Nella prefazione la moglie Manuela Olivieri regala al lettore alcuni aspetti intimi che facevano parte del mondo di Pietro. Nato da una famiglia modesta, la leggenda vuole che da piccolo Mennea si fosse guadagnato la fama in città sfidando in corsa i “macchinoni” dei ragazzi più ricchi: non c’erano Alfa Romeo o Ferrari che tenessero, Pietro in velocità le bruciava tutte. “Questo libro  - racconta la signora Olivieri Mennea - fa conoscere Pietro in maniera semplice; sono molto gelosa della nostra immagine e ho paura che venga travisata. Questo libro è diverso perché si legge tutto ad un fiato e racconta attraverso i passaggi più importanti, la vita di Pietro attraverso i miei occhi. La maggior parte dei libri su Pietro sono molto tecnici perché lui era geloso della sua privacy. Credo però che sia stato importante far conoscere anche il suo aspetto più umano.”

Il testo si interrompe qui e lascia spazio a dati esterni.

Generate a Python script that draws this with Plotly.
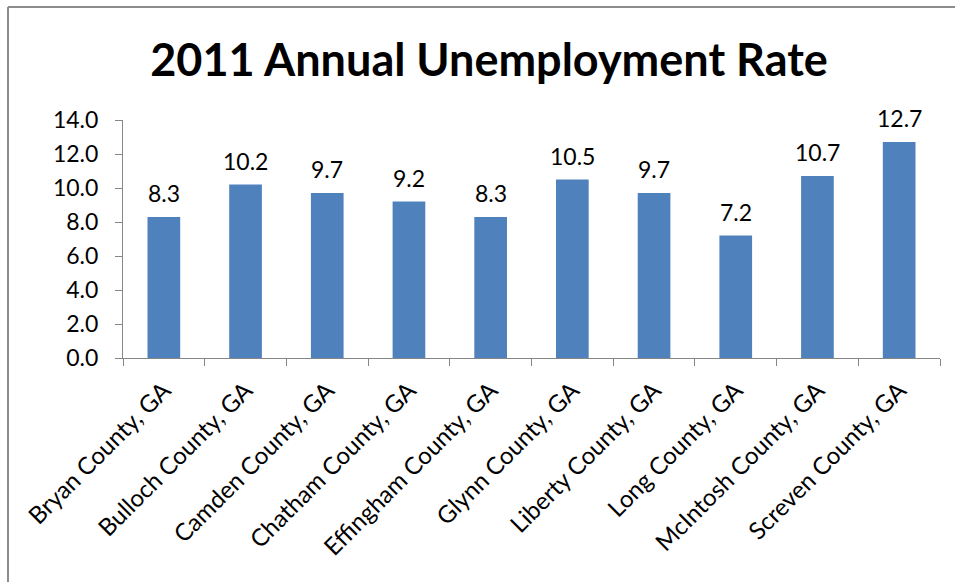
import plotly.graph_objects as go

counties = ["Bryan County, GA", "Bulloch County, GA", "Camden County, GA", "Chatham County, GA",
            "Effingham County, GA", "Glynn County, GA", "Liberty County, GA", "Long County, GA",
            "McIntosh County, GA", "Screven County, GA"]
rates = [8.3, 10.2, 9.7, 9.2, 8.3, 10.5, 9.7, 7.2, 10.7, 12.7]
y_ticks = [0, 2, 4, 6, 8, 10, 12, 14]

W, H = 955, 582
L, R, T, B = 123, 15, 120, 224
pw, ph = W - L - R, H - T - B

FONT = "Lato, 'Open Sans', sans-serif"
AX = "#868686"

fig = go.Figure()
fig.add_trace(go.Bar(x=counties, y=rates, marker=dict(color="#4F81BD", line=dict(width=0)),
                     hoverinfo="x+y"))

annotations = [dict(x=c, y=v, text=f"{v:.1f}", showarrow=False, yanchor="bottom",
                    yshift=8, font=dict(family=FONT, size=23, color="#000"))
               for c, v in zip(counties, rates)]

def px_x(p):
    return (p - L) / pw

def px_y(p):
    return (H - B - p) / ph

shapes = [
    dict(type="line", xref="paper", yref="paper", x0=px_x(8), x1=px_x(8), y0=px_y(7), y1=px_y(600),
         line=dict(color="#8c8c8c", width=2)),
    dict(type="line", xref="paper", yref="paper", x0=px_x(8), x1=px_x(970), y0=px_y(7), y1=px_y(7),
         line=dict(color="#8c8c8c", width=2)),
]

fig.update_layout(
    width=W, height=H,
    margin=dict(l=L, r=R, t=T, b=B, autoexpand=False),
    paper_bgcolor="white", plot_bgcolor="white",
    title=dict(text="<b>2011 Annual Unemployment Rate</b>", x=(489) / W, xanchor="center",
               y=1 - 60 / H, yanchor="middle",
               font=dict(family=FONT, size=45, color="#000")),
    bargap=0.6,
    showlegend=False,
    annotations=annotations,
    shapes=shapes,
    xaxis=dict(type="category", tickangle=-45, tickson="boundaries", ticks="outside", ticklen=7,
               tickcolor=AX, showline=True, linecolor=AX, linewidth=1, showgrid=False,
               ticklabelstandoff=8,
               tickfont=dict(family=FONT, size=24, color="#000")),
    yaxis=dict(range=[0, 14], tickvals=y_ticks, ticktext=[f"{t:.1f}" for t in y_ticks],
               ticks="outside", ticklen=7, tickcolor=AX, showline=True, linecolor=AX, linewidth=1,
               showgrid=False, zeroline=False, ticklabelstandoff=12,
               tickfont=dict(family=FONT, size=23, color="#000")),
)

fig.write_html("out.html")
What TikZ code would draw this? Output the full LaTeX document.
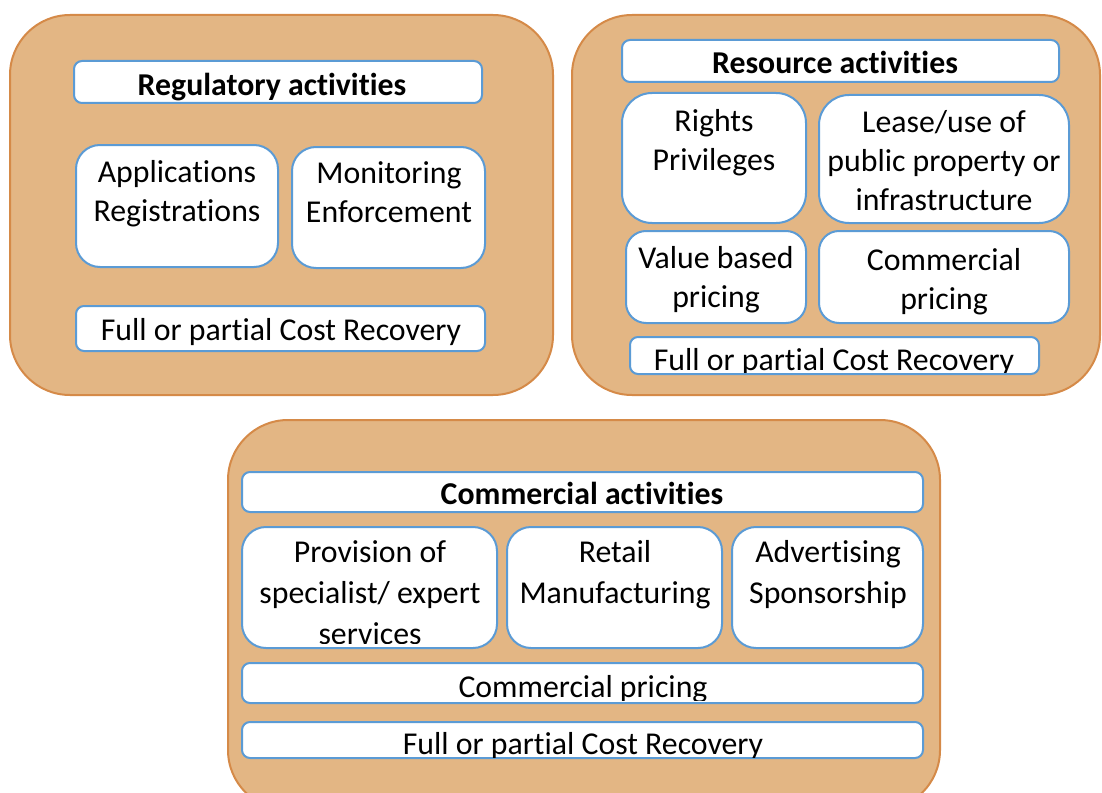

Dibari aggiunge: “Per noi gente del Sud, Mennea significava un sogno, un’occasione, la possibilità di farcela soprattutto per i giovani. In un luogo difficile come la nostra terra, ha realizzato i suoi sogni. Noi lo abbiamo visto come uno “staffettista” che prende i nostri sogni e li porta lontano. E quel “recupera recupera recupera” urlato prima del suo oro, una metafora per la nostra terra."

Un sogno che sembra impossibile che immagine diventa realtà.

“Quando ho conosciuto Pietro  - spiega Manuela Olivieri - pensavo fosse un pensatore, perché mi parlava di progetti irrealizzabili. Bisogna sempre pensare e sognare, diceva, le parole mai e impossibile non esistevano nel suo vocabolario. In verità questa è una mentalità che viene dallo sport, dove con la determinazione si può raggiunge qualunque cosa. E questo è il messaggio che Pietro lascia in eredità soprattutto ai giovani di adesso, così fragili, accanto all’importanza della sconfitta: solo chi non ha fatto nulla non ha mai subito una sconfitta”.